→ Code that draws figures
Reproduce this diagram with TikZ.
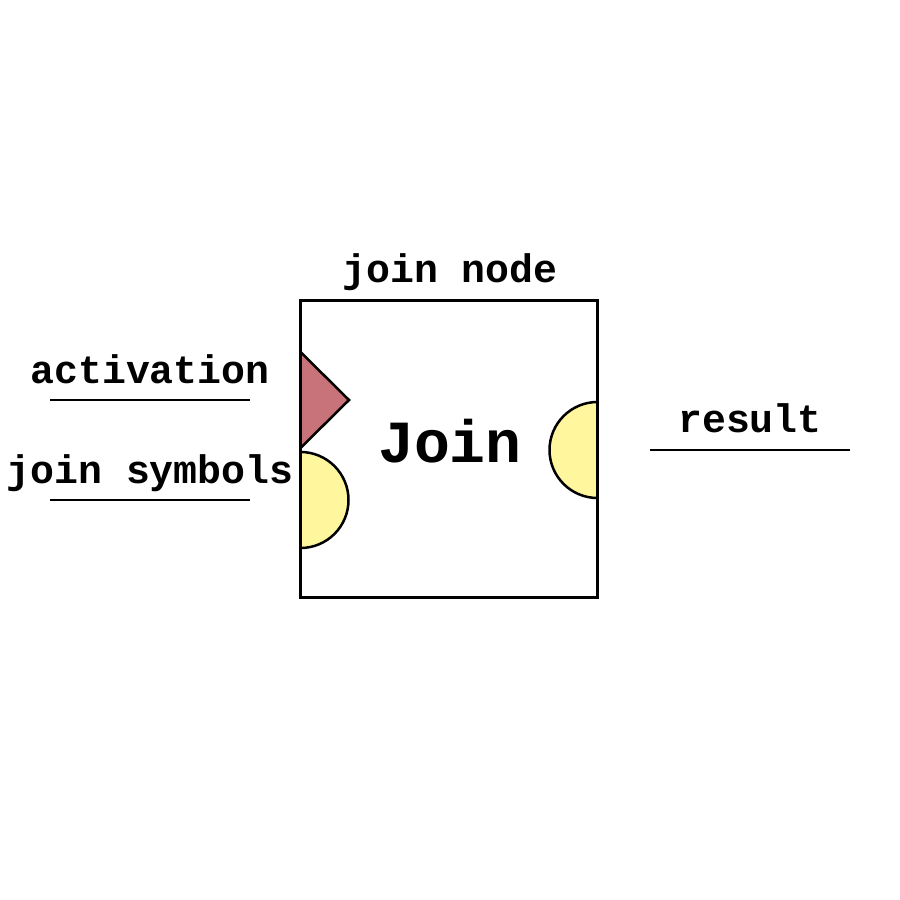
\documentclass[tikz,border=0pt]{standalone}
\usepackage{fontspec}
\setmonofont{Liberation Mono}
\begin{document}
\begin{tikzpicture}[x=1bp,y=-1bp,
  lbl/.style={font=\ttfamily\bfseries\fontsize{40}{40}\selectfont, anchor=base, inner sep=0pt},
  big/.style={font=\ttfamily\bfseries\fontsize{60}{60}\selectfont, anchor=base, inner sep=0pt},
  pline/.style={line width=2.6bp},
  edge/.style={line width=2.5bp, draw=black}]
\definecolor{pinkf}{RGB}{200,115,122}
\definecolor{yellowf}{RGB}{255,246,158}
\useasboundingbox (0,0) rectangle (900,900);
\coordinate (bnw) at (300.5,300.5);
\coordinate (bse) at (597.5,597.5);
\filldraw[edge, fill=pinkf, line join=miter] (300.5,352) -- (349,400) -- (300.5,448) -- cycle;
\filldraw[edge, fill=yellowf] (300.5,452) arc[start angle=-90, end angle=90, radius=48] -- cycle;
\filldraw[edge, fill=yellowf] (597.5,402) arc[start angle=-90, end angle=-270, radius=48] -- cycle;
\draw[edge] (bnw) rectangle (bse);
\node[lbl] (tn) at (450,282) {join node};
\node[big] (jn) at (450,462) {Join};
\node[lbl] (ta) at (150,383) {activation};
\node[lbl] (ts) at (150,483) {join symbols};
\node[lbl] (tr) at (750,432) {result};
\coordinate (a1) at (50,400); \coordinate (a2) at (250,400);
\coordinate (s1) at (50,500); \coordinate (s2) at (250,500);
\coordinate (r1) at (650,450); \coordinate (r2) at (850,450);
\draw[pline] (a1) -- (a2);
\draw[pline] (s1) -- (s2);
\draw[pline] (r1) -- (r2);
\end{tikzpicture}
\end{document}
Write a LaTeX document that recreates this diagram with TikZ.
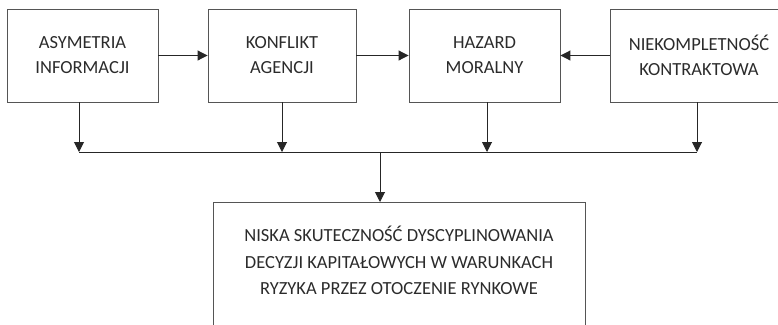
\documentclass[tikz,border=0pt]{standalone}
\usepackage{fontspec}
\setmainfont{Carlito}
\usepackage{tikz}
\usetikzlibrary{arrows.meta}

\definecolor{boxgray}{HTML}{555555}
\definecolor{txtgray}{HTML}{2B2B2B}

\tikzset{
  factor/.style={draw=boxgray, line width=0.9bp, minimum height=93bp, align=center,
    text=txtgray, font=\fontsize{18.5bp}{25bp}\selectfont, inner sep=0pt},
  link/.style={draw=black!85, line width=1bp, -{Triangle[length=10bp,width=10bp]}},
  bus/.style={draw=black!85, line width=1bp}
}

\begin{document}
\begin{tikzpicture}[x=1bp, y=-1bp]
\useasboundingbox (0,0) rectangle (778,324);
\clip (0,0) rectangle (778,324);

% draw top row
\node (asym) [factor, minimum width=151bp] at (82.5, 55.5) {ASYMETRIA\\INFORMACJI};
\node (konf) [factor, minimum width=148bp] at (282, 55.5) {KONFLIKT\\AGENCJI};
\node (haz) [factor, minimum width=151bp] at (484.5, 55.5) {HAZARD\\MORALNY};
\node (niek) [factor, minimum width=178bp] at (699, 55.5) {NIEKOMPLETNOŚĆ\\KONTRAKTOWA};

% draw result box
\node (nisk) [draw=boxgray, line width=0.9bp, minimum width=372bp, minimum height=170bp,
  anchor=north, inner sep=0pt] at (399, 202) {};
\node (nisktxt) [anchor=north, align=center, text=txtgray, inner sep=0pt,
  font=\fontsize{18.5bp}{26.5bp}\selectfont] at ([yshift=-24bp]nisk.north)
  {NISKA SKUTECZNOŚĆ DYSCYPLINOWANIA\\DECYZJI KAPITAŁOWYCH W WARUNKACH\\RYZYKA PRZEZ OTOCZENIE RYNKOWE};

% horizontal arrows
\draw[link] (asym.east) -- (konf.west);
\draw[link] (konf.east) -- (haz.west);
\draw[link] (niek.west) -- (haz.east);

% collecting line
\coordinate (b1) at (79, 152);
\coordinate (b2) at (282, 152);
\coordinate (b3) at (487, 152);
\coordinate (b4) at (697, 152);
\coordinate (bm) at (380, 152);
\draw[bus] (b1) -- (b4);
\draw[link] (b1 |- asym.south) -- (b1);
\draw[link] (b2 |- konf.south) -- (b2);
\draw[link] (b3 |- haz.south) -- (b3);
\draw[link] (b4 |- niek.south) -- (b4);
\draw[link] (bm) -- (bm |- nisk.north);

\end{tikzpicture}
\end{document}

→ The exercise
Copy every entry word for word, but omit the pictures.

→ Written response
Reproduce this diagram with TikZ.
\documentclass[tikz,border=0pt]{standalone}
\usepackage{fontspec}
\setmonofont{Liberation Mono}
\begin{document}
\begin{tikzpicture}[x=1bp,y=-1bp,
  lbl/.style={font=\ttfamily\bfseries\fontsize{40}{40}\selectfont, anchor=base, inner sep=0pt},
  big/.style={font=\ttfamily\bfseries\fontsize{60}{60}\selectfont, anchor=base, inner sep=0pt},
  pline/.style={line width=2.6bp},
  edge/.style={line width=2.5bp, draw=black}]
\definecolor{pinkf}{RGB}{200,115,122}
\definecolor{yellowf}{RGB}{255,246,158}
\useasboundingbox (0,0) rectangle (900,900);
\coordinate (bnw) at (300.5,300.5);
\coordinate (bse) at (597.5,597.5);
\filldraw[edge, fill=pinkf, line join=miter] (300.5,352) -- (349,400) -- (300.5,448) -- cycle;
\filldraw[edge, fill=yellowf] (300.5,452) arc[start angle=-90, end angle=90, radius=48] -- cycle;
\filldraw[edge, fill=yellowf] (597.5,402) arc[start angle=-90, end angle=-270, radius=48] -- cycle;
\draw[edge] (bnw) rectangle (bse);
\node[lbl] (tn) at (450,282) {join node};
\node[big] (jn) at (450,462) {Join};
\node[lbl] (ta) at (150,383) {activation};
\node[lbl] (ts) at (150,483) {join symbols};
\node[lbl] (tr) at (750,432) {result};
\coordinate (a1) at (50,400); \coordinate (a2) at (250,400);
\coordinate (s1) at (50,500); \coordinate (s2) at (250,500);
\coordinate (r1) at (650,450); \coordinate (r2) at (850,450);
\draw[pline] (a1) -- (a2);
\draw[pline] (s1) -- (s2);
\draw[pline] (r1) -- (r2);
\end{tikzpicture}
\end{document}
Write a LaTeX document that recreates this diagram with TikZ.
\documentclass[tikz,border=0pt]{standalone}
\usepackage{fontspec}
\setmainfont{Carlito}
\usepackage{tikz}
\usetikzlibrary{arrows.meta}

\definecolor{boxgray}{HTML}{555555}
\definecolor{txtgray}{HTML}{2B2B2B}

\tikzset{
  factor/.style={draw=boxgray, line width=0.9bp, minimum height=93bp, align=center,
    text=txtgray, font=\fontsize{18.5bp}{25bp}\selectfont, inner sep=0pt},
  link/.style={draw=black!85, line width=1bp, -{Triangle[length=10bp,width=10bp]}},
  bus/.style={draw=black!85, line width=1bp}
}

\begin{document}
\begin{tikzpicture}[x=1bp, y=-1bp]
\useasboundingbox (0,0) rectangle (778,324);
\clip (0,0) rectangle (778,324);

% draw top row
\node (asym) [factor, minimum width=151bp] at (82.5, 55.5) {ASYMETRIA\\INFORMACJI};
\node (konf) [factor, minimum width=148bp] at (282, 55.5) {KONFLIKT\\AGENCJI};
\node (haz) [factor, minimum width=151bp] at (484.5, 55.5) {HAZARD\\MORALNY};
\node (niek) [factor, minimum width=178bp] at (699, 55.5) {NIEKOMPLETNOŚĆ\\KONTRAKTOWA};

% draw result box
\node (nisk) [draw=boxgray, line width=0.9bp, minimum width=372bp, minimum height=170bp,
  anchor=north, inner sep=0pt] at (399, 202) {};
\node (nisktxt) [anchor=north, align=center, text=txtgray, inner sep=0pt,
  font=\fontsize{18.5bp}{26.5bp}\selectfont] at ([yshift=-24bp]nisk.north)
  {NISKA SKUTECZNOŚĆ DYSCYPLINOWANIA\\DECYZJI KAPITAŁOWYCH W WARUNKACH\\RYZYKA PRZEZ OTOCZENIE RYNKOWE};

% horizontal arrows
\draw[link] (asym.east) -- (konf.west);
\draw[link] (konf.east) -- (haz.west);
\draw[link] (niek.west) -- (haz.east);

% collecting line
\coordinate (b1) at (79, 152);
\coordinate (b2) at (282, 152);
\coordinate (b3) at (487, 152);
\coordinate (b4) at (697, 152);
\coordinate (bm) at (380, 152);
\draw[bus] (b1) -- (b4);
\draw[link] (b1 |- asym.south) -- (b1);
\draw[link] (b2 |- konf.south) -- (b2);
\draw[link] (b3 |- haz.south) -- (b3);
\draw[link] (b4 |- niek.south) -- (b4);
\draw[link] (bm) -- (bm |- nisk.north);

\end{tikzpicture}
\end{document}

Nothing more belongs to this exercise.